About Structured Annuity Settlements

Structured annuity settlements are a method whereby the defendant in a suit can pay a larger amount of money to the person suing them without digging any deeper into their pocket. When a structured annuity settlement is in place, the insurance company that offers the annuity calculates the amount of payments and includes money in each payment to include what interest or investment returns on the investment brings. This allows the defendant to use the interest on the money as part of the settlement.

  1. History

    • The use of a structured annuity settlement occurred first in the 1970s in the United States. It is one way to settle a lawsuit that gives the person receiving the settlement lower annual income so they continue to receive Medicare and Medicaid help. This is extremely important, particularly if they are in a nursing home or have ongoing medical problems. If they had the cash immediately, the plaintiff would have to pay all medical bills from the money they receive and would be unable to secure other insurance. Eventually the money would disappear and the plaintiff would have to reapply for Medicare or Medicaid. Special rules for trusts in these types of situations are part of the requirement for some settlements.

    Tax Treatment

    • The IRS treats the settlement payments as tax free, as it would other injury settlements, as long as it fulfills specific rules. The money has to be part of a suit or payment under workman's compensation. Money for injury is normally not taxable. The payment must come from the person liable for the payment, or a person or entity that took over that responsibility, such as an insurance company. If the same payment came from an annuity payment as payment for a contest, such as the lottery, you have to pay tax on the full amount received each year because it's not part of a structured settlement.

    Benefits

    • Aside from the fact that the payment isn't taxable and allows the individual to receive Medicare or Medicaid if applicable, the structured settlement has another advantage.
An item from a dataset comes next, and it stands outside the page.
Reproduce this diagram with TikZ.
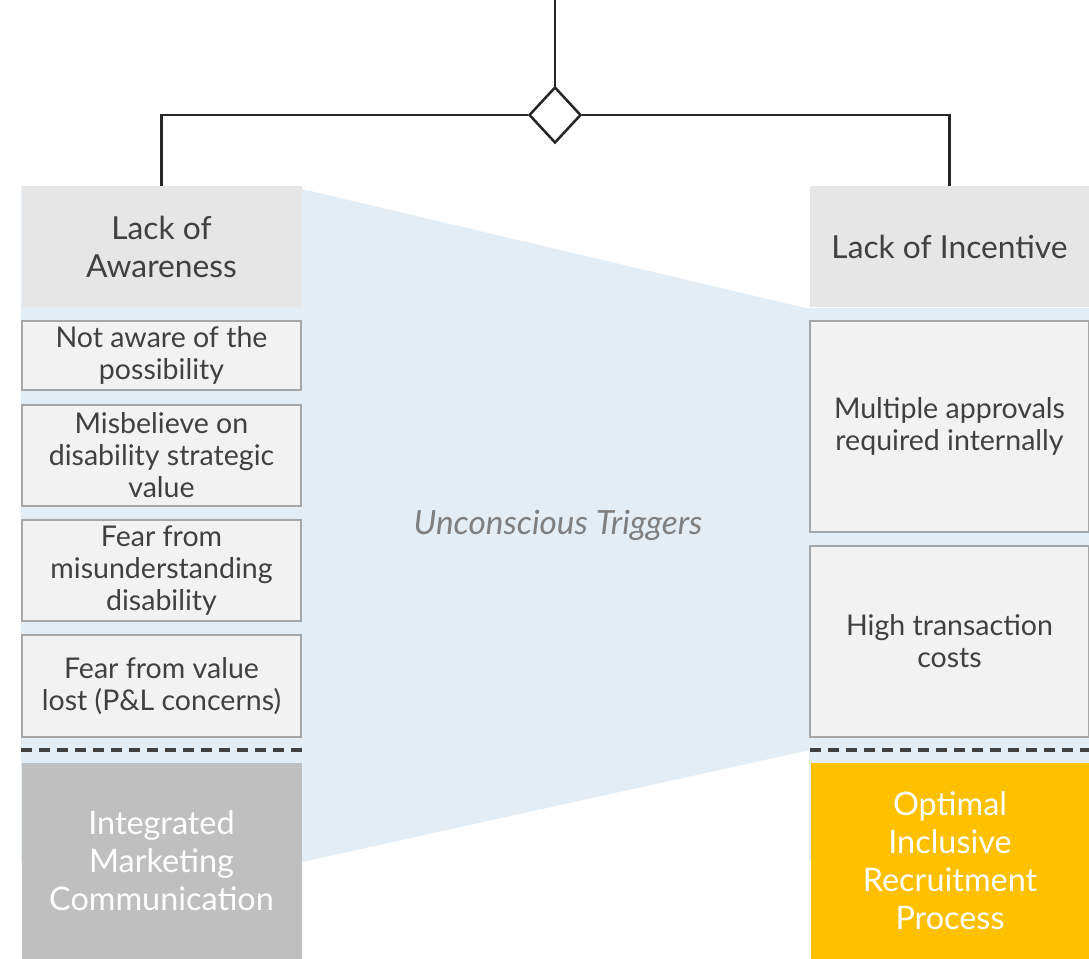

It is one method of providing a constant stream of cash instead of a lump sum for persons not able to manage large sums of money. It is one method to help guarantee lifetime income.

    Misconceptions

    • Ultimately the goal is to provide lifelong income for the person injured, but often inflation eats away at the amount of money he receives and, particularly if the person is young, he finds that after a decade or two, it's not enough to pay for all necessities.

    Warning

    • In an effort to access all the money at once, some people sell the right to their payments to an outside company. The individual receives a lump sum and the company gets the future payments from the annuity. If the individual spends all the money immediately, they have nothing left to use for living expenses. Once you transfer the settlement, it no longer belongs to the individual.

    Considerations

    • Several companies purchase structured annuity settlements. It's always wise to compare the amount of money offered if you have a structured settlement for sale. Many times the difference in what the companies pay in a lump sum varies by thousands of dollars.